1. Your Broker Is Your Biggest Opponent.
Every trade you take has a tax. The spread is a tax. The commission is a tax. Slippage is a tax. A scalper aiming for a tiny profit is in a constant war against these frictions. Your choice of costs and execution quality matters more than your entry signal.. A scalper with a high-cost broker is like a swimmer trying to race with a winter coat on. It is possible, but it is not smart.
2. You Must Love Being Wrong.
A scalper will take dozens, sometimes hundreds, of trades in a day. A significant portion of them will be losers. If your ego is tied to your win rate, you will not survive. A successful scalper treats a losing trade with the same emotional detachment as a fly swat. It is a minor, unavoidable nuisance. You acknowledge it, you move on, and you do not let it affect your next action.
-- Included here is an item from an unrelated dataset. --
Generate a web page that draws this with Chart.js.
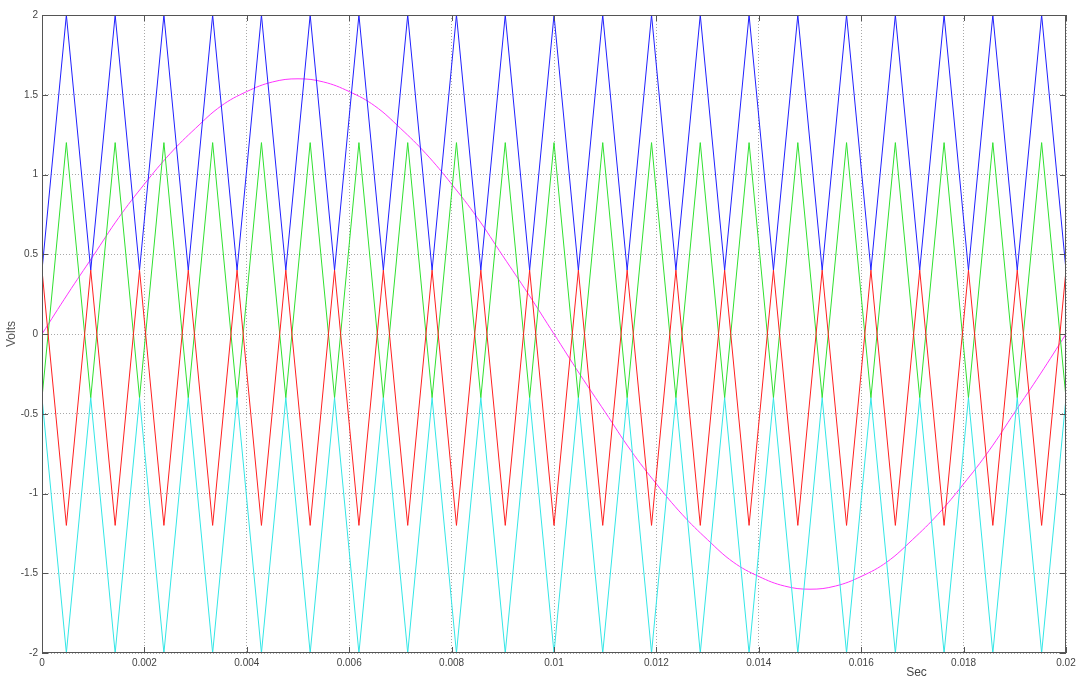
<!DOCTYPE html>
<html>
<head>
<meta charset="utf-8">
<script src="https://cdn.jsdelivr.net/npm/chart.js@4/dist/chart.umd.min.js"></script>
<style>
  html, body { margin: 0; padding: 0; background: #fff; }
  #wrap { width: 1083px; height: 679px; }
</style>
</head>
<body>
<div id="wrap"><canvas id="myChart"></canvas></div>
<script>
// carrier vertex times (s), one every half carrier period
const carrierTimes = [
  0, 0.000476, 0.000952, 0.001429, 0.001905, 0.002381, 0.002857, 0.003333, 0.003810, 0.004286,
  0.004762, 0.005238, 0.005714, 0.006190, 0.006667, 0.007143, 0.007619, 0.008095, 0.008571, 0.009048,
  0.009524, 0.010000, 0.010476, 0.010952, 0.011429, 0.011905, 0.012381, 0.012857, 0.013333, 0.013810,
  0.014286, 0.014762, 0.015238, 0.015714, 0.016190, 0.016667, 0.017143, 0.017619, 0.018095, 0.018571,
  0.019048, 0.019524, 0.020000
];
const blueVolts = [
  0.4, 2, 0.4, 2, 0.4, 2, 0.4, 2, 0.4, 2, 0.4, 2, 0.4, 2, 0.4, 2, 0.4, 2, 0.4, 2, 0.4, 2,
  0.4, 2, 0.4, 2, 0.4, 2, 0.4, 2, 0.4, 2, 0.4, 2, 0.4, 2, 0.4, 2, 0.4, 2, 0.4, 2, 0.4
];
const greenVolts = [
  -0.4, 1.2, -0.4, 1.2, -0.4, 1.2, -0.4, 1.2, -0.4, 1.2, -0.4, 1.2, -0.4, 1.2, -0.4, 1.2, -0.4, 1.2, -0.4, 1.2, -0.4, 1.2,
  -0.4, 1.2, -0.4, 1.2, -0.4, 1.2, -0.4, 1.2, -0.4, 1.2, -0.4, 1.2, -0.4, 1.2, -0.4, 1.2, -0.4, 1.2, -0.4, 1.2, -0.4
];
const redVolts = [
  0.4, -1.2, 0.4, -1.2, 0.4, -1.2, 0.4, -1.2, 0.4, -1.2, 0.4, -1.2, 0.4, -1.2, 0.4, -1.2, 0.4, -1.2, 0.4, -1.2, 0.4, -1.2,
  0.4, -1.2, 0.4, -1.2, 0.4, -1.2, 0.4, -1.2, 0.4, -1.2, 0.4, -1.2, 0.4, -1.2, 0.4, -1.2, 0.4, -1.2, 0.4, -1.2, 0.4
];
const cyanVolts = [
  -0.4, -2, -0.4, -2, -0.4, -2, -0.4, -2, -0.4, -2, -0.4, -2, -0.4, -2, -0.4, -2, -0.4, -2, -0.4, -2, -0.4, -2,
  -0.4, -2, -0.4, -2, -0.4, -2, -0.4, -2, -0.4, -2, -0.4, -2, -0.4, -2, -0.4, -2, -0.4, -2, -0.4, -2, -0.4
];

// reference (magenta) read every 0.5 ms
const refTimes = [
  0, 0.0005, 0.001, 0.0015, 0.002, 0.0025, 0.003, 0.0035, 0.004, 0.0045,
  0.005, 0.0055, 0.006, 0.0065, 0.007, 0.0075, 0.008, 0.0085, 0.009, 0.0095,
  0.01, 0.0105, 0.011, 0.0115, 0.012, 0.0125, 0.013, 0.0135, 0.014, 0.0145,
  0.015, 0.0155, 0.016, 0.0165, 0.017, 0.0175, 0.018, 0.0185, 0.019, 0.0195, 0.02
];
const refVolts = [
  0, 0.25, 0.49, 0.73, 0.94, 1.13, 1.29, 1.43, 1.52, 1.58,
  1.6, 1.58, 1.52, 1.43, 1.29, 1.13, 0.94, 0.73, 0.49, 0.25,
  0, -0.25, -0.49, -0.73, -0.94, -1.13, -1.29, -1.43, -1.52, -1.58,
  -1.6, -1.58, -1.52, -1.43, -1.29, -1.13, -0.94, -0.73, -0.49, -0.25, 0
];

const xTicks = [0, 0.002, 0.004, 0.006, 0.008, 0.01, 0.012, 0.014, 0.016, 0.018, 0.02];
const yTicks = [-2, -1.5, -1, -0.5, 0, 0.5, 1, 1.5, 2];

const toPoints = (xs, ys) => xs.map((x, i) => ({ x: x, y: ys[i] }));

const lineSet = (label, xs, ys, color, extra) => Object.assign({
  label: label,
  data: toPoints(xs, ys),
  borderColor: color,
  backgroundColor: color,
  borderWidth: 1,
  pointRadius: 0,
  tension: 0,
  showLine: true,
}, extra || {});

// box, inside tick marks and the "Sec" label, matlab style
const matlabFrame = {
  id: "matlabFrame",
  afterDraw(chart) {
    const { ctx, chartArea: a, scales } = chart;
    ctx.save();
    ctx.strokeStyle = "#555";
    ctx.lineWidth = 1;
    ctx.strokeRect(a.left + 0.5, a.top + 0.5, a.right - a.left - 1, a.bottom - a.top - 1);
    ctx.beginPath();
    xTicks.forEach((v) => {
      const px = Math.round(scales.x.getPixelForValue(v)) + 0.5;
      ctx.moveTo(px, a.bottom); ctx.lineTo(px, a.bottom - 6);
      ctx.moveTo(px, a.top); ctx.lineTo(px, a.top + 6);
    });
    yTicks.forEach((v) => {
      const py = Math.round(scales.y.getPixelForValue(v)) + 0.5;
      ctx.moveTo(a.left, py); ctx.lineTo(a.left + 6, py);
      ctx.moveTo(a.right, py); ctx.lineTo(a.right - 6, py);
    });
    ctx.stroke();
    ctx.fillStyle = "#444";
    ctx.font = "12px 'Liberation Sans', Arial, sans-serif";
    ctx.textAlign = "center";
    ctx.textBaseline = "alphabetic";
    ctx.fillText("Sec", scales.x.getPixelForValue(0.01708), 676);
    ctx.restore();
  },
};

const gridStyle = {
  color: "#a8a8a8",
  lineWidth: 1,
  drawTicks: false,
};

new Chart(document.getElementById("myChart"), {
  type: "scatter",
  data: {
    datasets: [
      lineSet("Carrier 4", carrierTimes, cyanVolts, "#33e6e6"),
      lineSet("Carrier 3", carrierTimes, redVolts, "#ff2020"),
      lineSet("Carrier 2", carrierTimes, greenVolts, "#30e030"),
      lineSet("Carrier 1", carrierTimes, blueVolts, "#2020ff"),
      lineSet("Reference", refTimes, refVolts, "#ff33ff", { tension: 0.4 }),
    ],
  },
  options: {
    responsive: true,
    maintainAspectRatio: false,
    animation: false,
    layout: {
      padding: { top: 15, right: 17, left: 4, bottom: 0 },
    },
    plugins: {
      legend: { display: false },
      tooltip: { enabled: false },
    },
    scales: {
      x: {
        type: "linear",
        min: 0,
        max: 0.02,
        afterBuildTicks: (scale) => { scale.ticks = xTicks.map((v) => ({ value: v })); },
        afterFit: (scale) => { scale.height = 26; },
        grid: gridStyle,
        border: { display: false, dash: [1, 2] },
        ticks: {
          color: "#444",
          font: { family: "'Liberation Sans', Arial, sans-serif", size: 10 },
          padding: 4,
          maxRotation: 0,
          autoSkip: false,
          callback: (v) => String(v),
        },
      },
      y: {
        type: "linear",
        min: -2,
        max: 2,
        afterBuildTicks: (scale) => { scale.ticks = yTicks.map((v) => ({ value: v })); },
        afterFit: (scale) => { scale.width = 38; },
        grid: gridStyle,
        border: { display: false, dash: [1, 2] },
        title: {
          display: true,
          text: "Volts",
          color: "#555",
          font: { family: "'Liberation Sans', Arial, sans-serif", size: 12 },
          padding: { top: 0, bottom: 0 },
        },
        ticks: {
          color: "#444",
          font: { family: "'Liberation Sans', Arial, sans-serif", size: 10 },
          padding: 4,
          autoSkip: false,
          callback: (v) => String(v),
        },
      },
    },
  },
  plugins: [matlabFrame],
});
</script>
</body>
</html>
3. Boredom Is Your Enemy, Not Losses.
The biggest risk for a scalper is not a bad trade. It is the ten minutes of silence between good trades. The market will go quiet. The setups will disappear. The urge to “make something happen” will become overwhelming. This is when the scalper takes a stupid trade, gets angry, and then spends the next hour trying to “win it back.” The most successful scalpers are the ones who have mastered the art of sitting on their hands.
4. Technology Is Not a Crutch. It Is the Weapon.
A scalper with slow internet is a soldier with a wet musket. You need a hard-wired connection. You need a platform that doesn’t freeze. You need hotkeys programmed for instant order execution. When technology slows you down, short-term strategies become significantly more difficult to manage.
Scalping is not a path to easy money. It is a profession that demands the focus of an air traffic controller, the reflexes of a fighter pilot, and the emotional stability of a rock. It is a career spent in the trenches of the market, fighting for inches. Many who try it step away because of the pace; those who continue tend to value the structure and intensity of the process.They are a strange breed, but they are never, ever bored.
Final Reminder: Risk Never Sleeps
Heads up: Trading is risky. This is only educational information, not an investment advice.